Source data ->
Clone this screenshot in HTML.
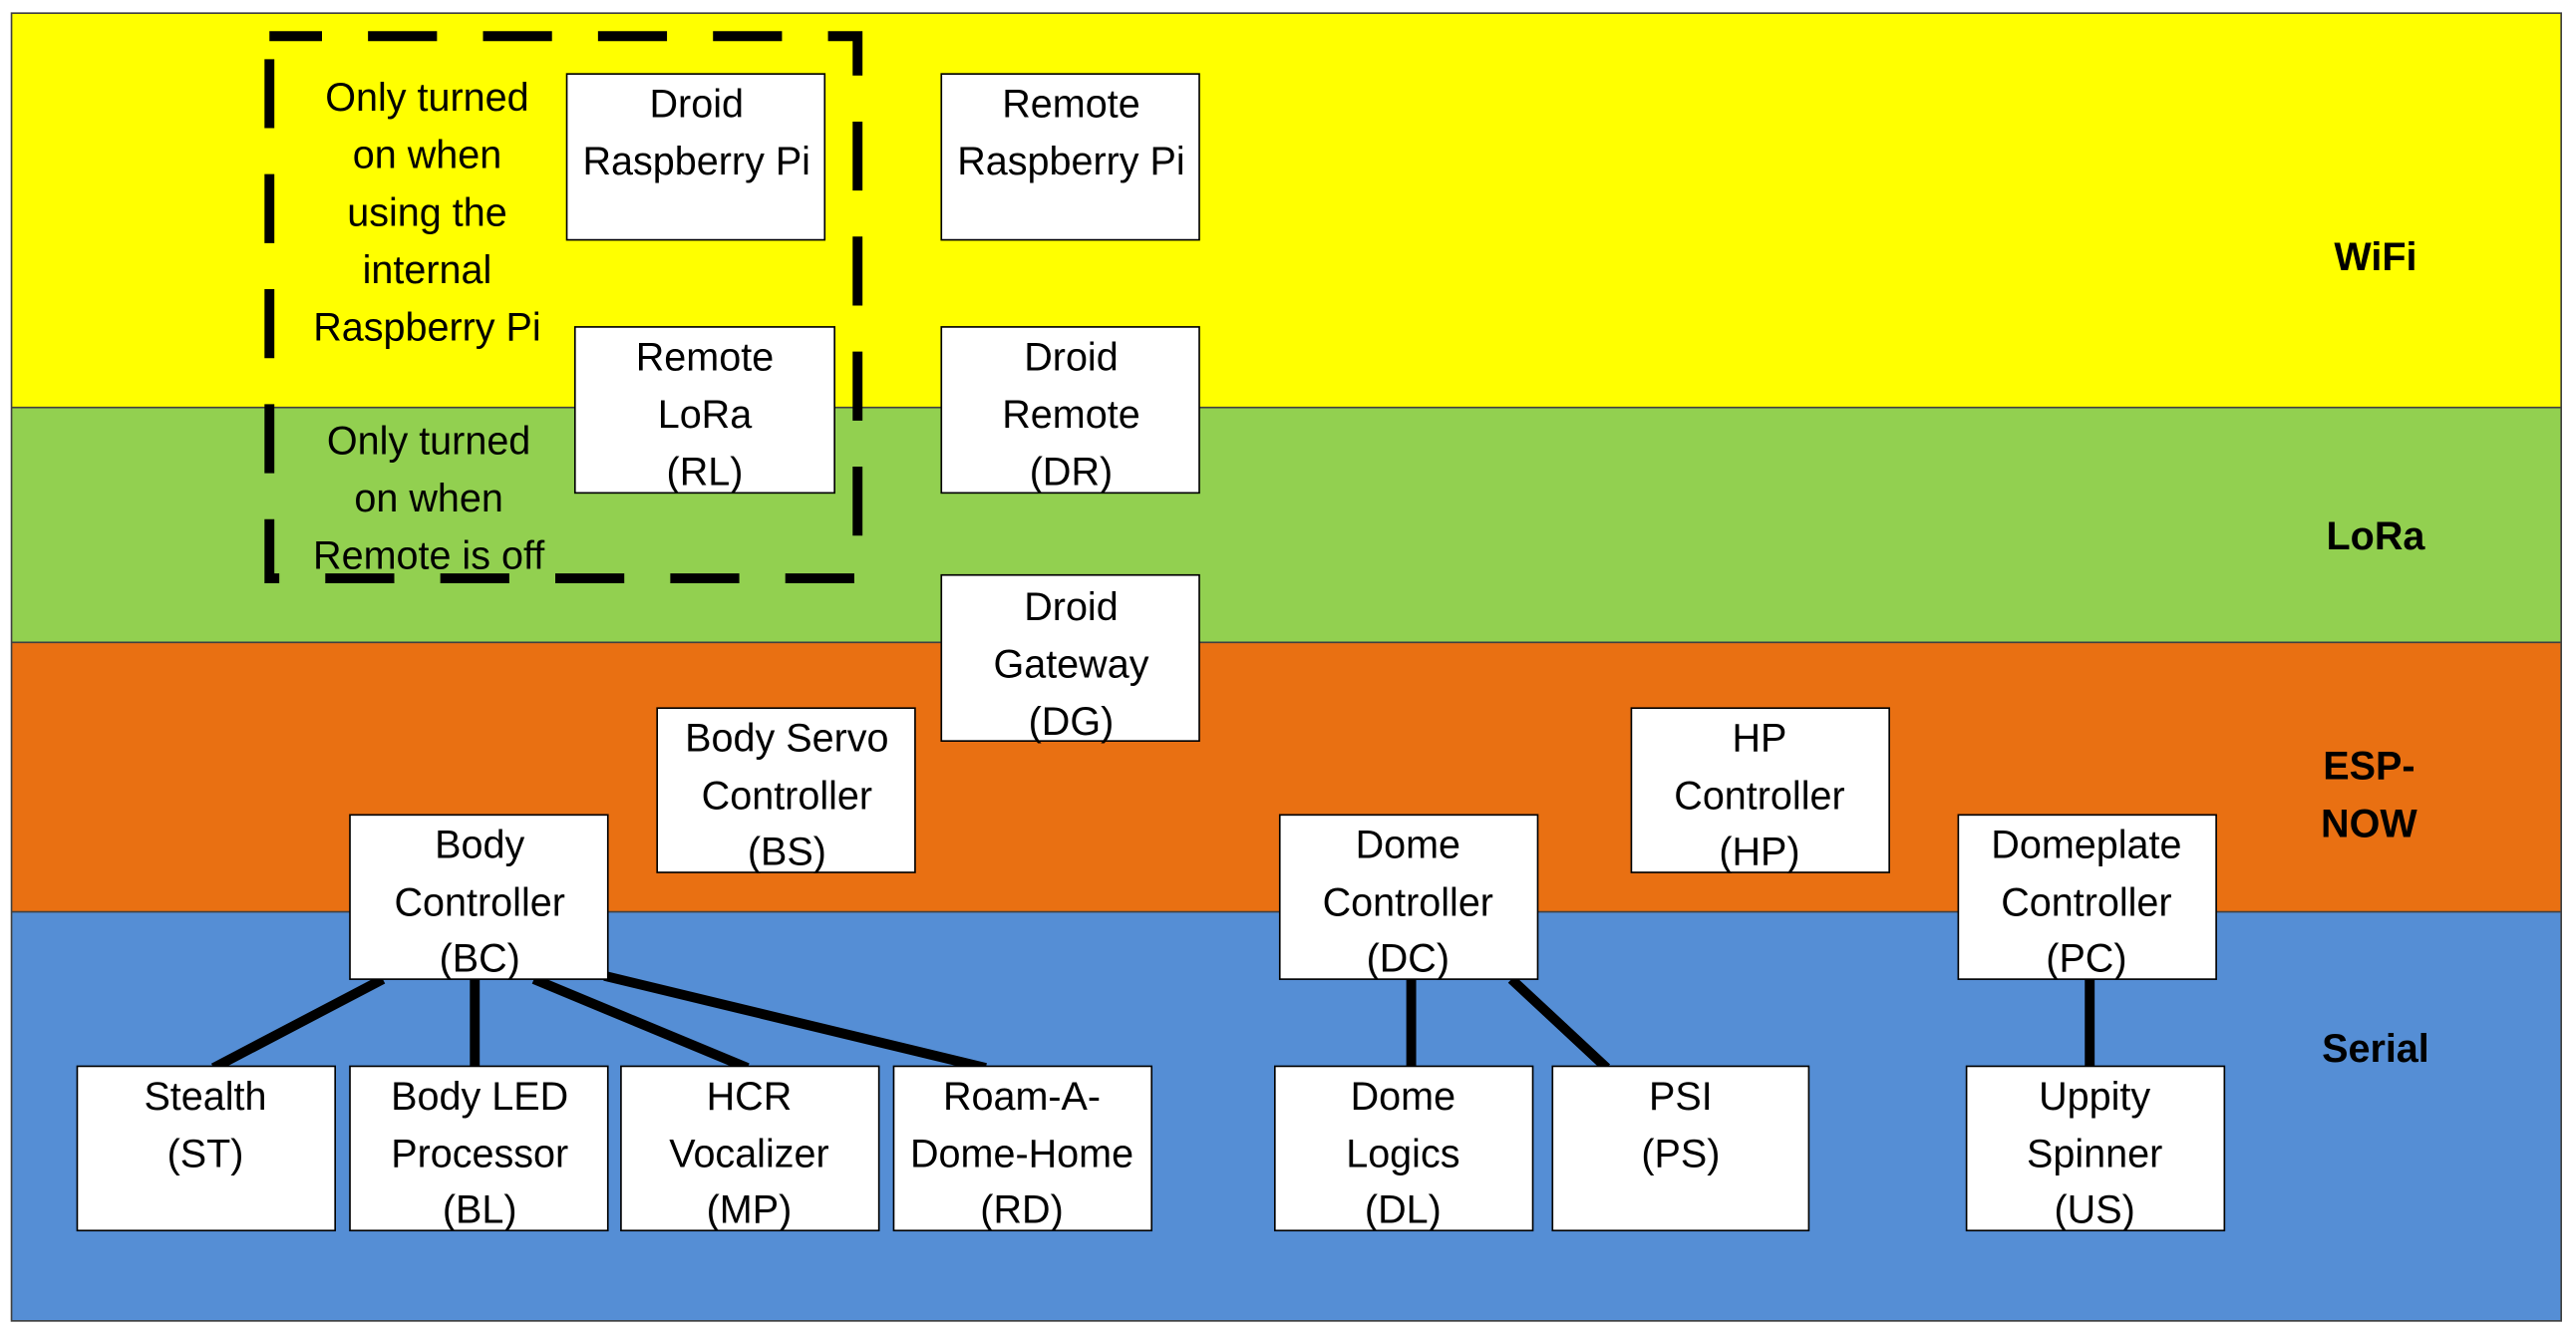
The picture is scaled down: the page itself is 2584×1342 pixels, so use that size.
<!DOCTYPE html>
<html><head><meta charset="utf-8"><style>
html,body{margin:0;padding:0;background:#fff;}
svg{display:block;}
text{font-family:"Liberation Sans",sans-serif;}
.b{fill:#fff;stroke:#000;stroke-width:1;}
.t{font-size:24px;text-anchor:middle;dominant-baseline:middle;fill:#000;}
.L{font-size:24px;font-weight:bold;text-anchor:middle;dominant-baseline:middle;}
.c{stroke:#000;stroke-width:6;}
</style></head><body>
<svg width="2584" height="1342" viewBox="0 0 1568 814.4" preserveAspectRatio="none">
<rect x="0" y="0" width="1568" height="815" fill="#fff"/>
<rect x="7" y="8" width="1552" height="240" fill="#ffff00"/>
<rect x="7" y="248" width="1552" height="143" fill="#92d050"/>
<rect x="7" y="391" width="1552" height="164" fill="#e97012"/>
<rect x="7" y="555" width="1552" height="249" fill="#558ed5"/>
<g stroke="#404040" stroke-width="1" fill="none">
<rect x="7" y="8" width="1552" height="796"/>
<line x1="7" y1="248" x2="1559" y2="248"/><line x1="7" y1="391" x2="1559" y2="391"/><line x1="7" y1="555" x2="1559" y2="555"/>
</g>
<text class="L" x="1446" y="158">WiFi</text>
<text class="L" x="1446" y="328">LoRa</text>
<text class="L" x="1442" y="468">ESP-</text>
<text class="L" x="1442" y="503">NOW</text>
<text class="L" x="1446" y="640">Serial</text>

<g class="c">
<line x1="233" y1="596" x2="130" y2="650"/>
<line x1="289" y1="596" x2="289" y2="650"/>
<line x1="325" y1="596" x2="455" y2="650"/>
<line x1="368" y1="594" x2="600" y2="650"/>
<line x1="859" y1="596" x2="859" y2="650"/>
<line x1="920" y1="596" x2="978" y2="650"/>
<line x1="1272" y1="596" x2="1272" y2="650"/>
</g>

<g class="b">
<rect x="345" y="45" width="157" height="101"/>
<rect x="573" y="45" width="157" height="101"/>
<rect x="350" y="199" width="158" height="101"/>
<rect x="573" y="199" width="157" height="101"/>
<rect x="573" y="350" width="157" height="101"/>
<rect x="400" y="431" width="157" height="100"/>
<rect x="993" y="431" width="157" height="100"/>
<rect x="213" y="496" width="157" height="100"/>
<rect x="779" y="496" width="157" height="100"/>
<rect x="1192" y="496" width="157" height="100"/>
<rect x="47" y="649" width="157" height="100"/>
<rect x="213" y="649" width="157" height="100"/>
<rect x="378" y="649" width="157" height="100"/>
<rect x="544" y="649" width="157" height="100"/>
<rect x="776" y="649" width="157" height="100"/>
<rect x="945" y="649" width="156" height="100"/>
<rect x="1197" y="649" width="157" height="100"/>
</g>

<g>
<text class="t" x="424" y="65">Droid</text><text class="t" x="424" y="100">Raspberry Pi</text>
<text class="t" x="652" y="65">Remote</text><text class="t" x="652" y="100">Raspberry Pi</text>
<text class="t" x="429" y="219">Remote</text><text class="t" x="429" y="254">LoRa</text><text class="t" x="429" y="289">(RL)</text>
<text class="t" x="652" y="219">Droid</text><text class="t" x="652" y="254">Remote</text><text class="t" x="652" y="289">(DR)</text>
<text class="t" x="652" y="371">Droid</text><text class="t" x="652" y="406">Gateway</text><text class="t" x="652" y="441">(DG)</text>
<text class="t" x="479" y="451">Body Servo</text><text class="t" x="479" y="486">Controller</text><text class="t" x="479" y="520">(BS)</text>
<text class="t" x="1071" y="451">HP</text><text class="t" x="1071" y="486">Controller</text><text class="t" x="1071" y="520">(HP)</text>
<text class="t" x="292" y="516">Body</text><text class="t" x="292" y="551">Controller</text><text class="t" x="292" y="585">(BC)</text>
<text class="t" x="857" y="516">Dome</text><text class="t" x="857" y="551">Controller</text><text class="t" x="857" y="585">(DC)</text>
<text class="t" x="1270" y="516">Domeplate</text><text class="t" x="1270" y="551">Controller</text><text class="t" x="1270" y="585">(PC)</text>
<text class="t" x="125" y="669">Stealth</text><text class="t" x="125" y="704">(ST)</text>
<text class="t" x="292" y="669">Body LED</text><text class="t" x="292" y="704">Processor</text><text class="t" x="292" y="738">(BL)</text>
<text class="t" x="456" y="669">HCR</text><text class="t" x="456" y="704">Vocalizer</text><text class="t" x="456" y="738">(MP)</text>
<text class="t" x="622" y="669">Roam-A-</text><text class="t" x="622" y="704">Dome-Home</text><text class="t" x="622" y="738">(RD)</text>
<text class="t" x="854" y="669">Dome</text><text class="t" x="854" y="704">Logics</text><text class="t" x="854" y="738">(DL)</text>
<text class="t" x="1023" y="669">PSI</text><text class="t" x="1023" y="704">(PS)</text>
<text class="t" x="1275" y="669">Uppity</text><text class="t" x="1275" y="704">Spinner</text><text class="t" x="1275" y="738">(US)</text>
<text class="t" x="260" y="61">Only turned</text><text class="t" x="260" y="96">on when</text><text class="t" x="260" y="131">using the</text><text class="t" x="260" y="166">internal</text><text class="t" x="260" y="201">Raspberry Pi</text>
<text class="t" x="261" y="270">Only turned</text><text class="t" x="261" y="305">on when</text><text class="t" x="261" y="340">Remote is off</text>
</g>

<rect x="164" y="22" width="358" height="330" fill="none" stroke="#000" stroke-width="6" stroke-dasharray="42,28" stroke-dashoffset="10"/>
</svg>
</body></html>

Task description -> Copy and report every line where the word "size" is present.

Solution for this exercise ->
The picture is scaled down: the page itself is 2584×1342 pixels, so use that size.
.t{font-size:24px;text-anchor:middle;dominant-baseline:middle;fill:#000;}
.L{font-size:24px;font-weight:bold;text-anchor:middle;dominant-baseline:middle;}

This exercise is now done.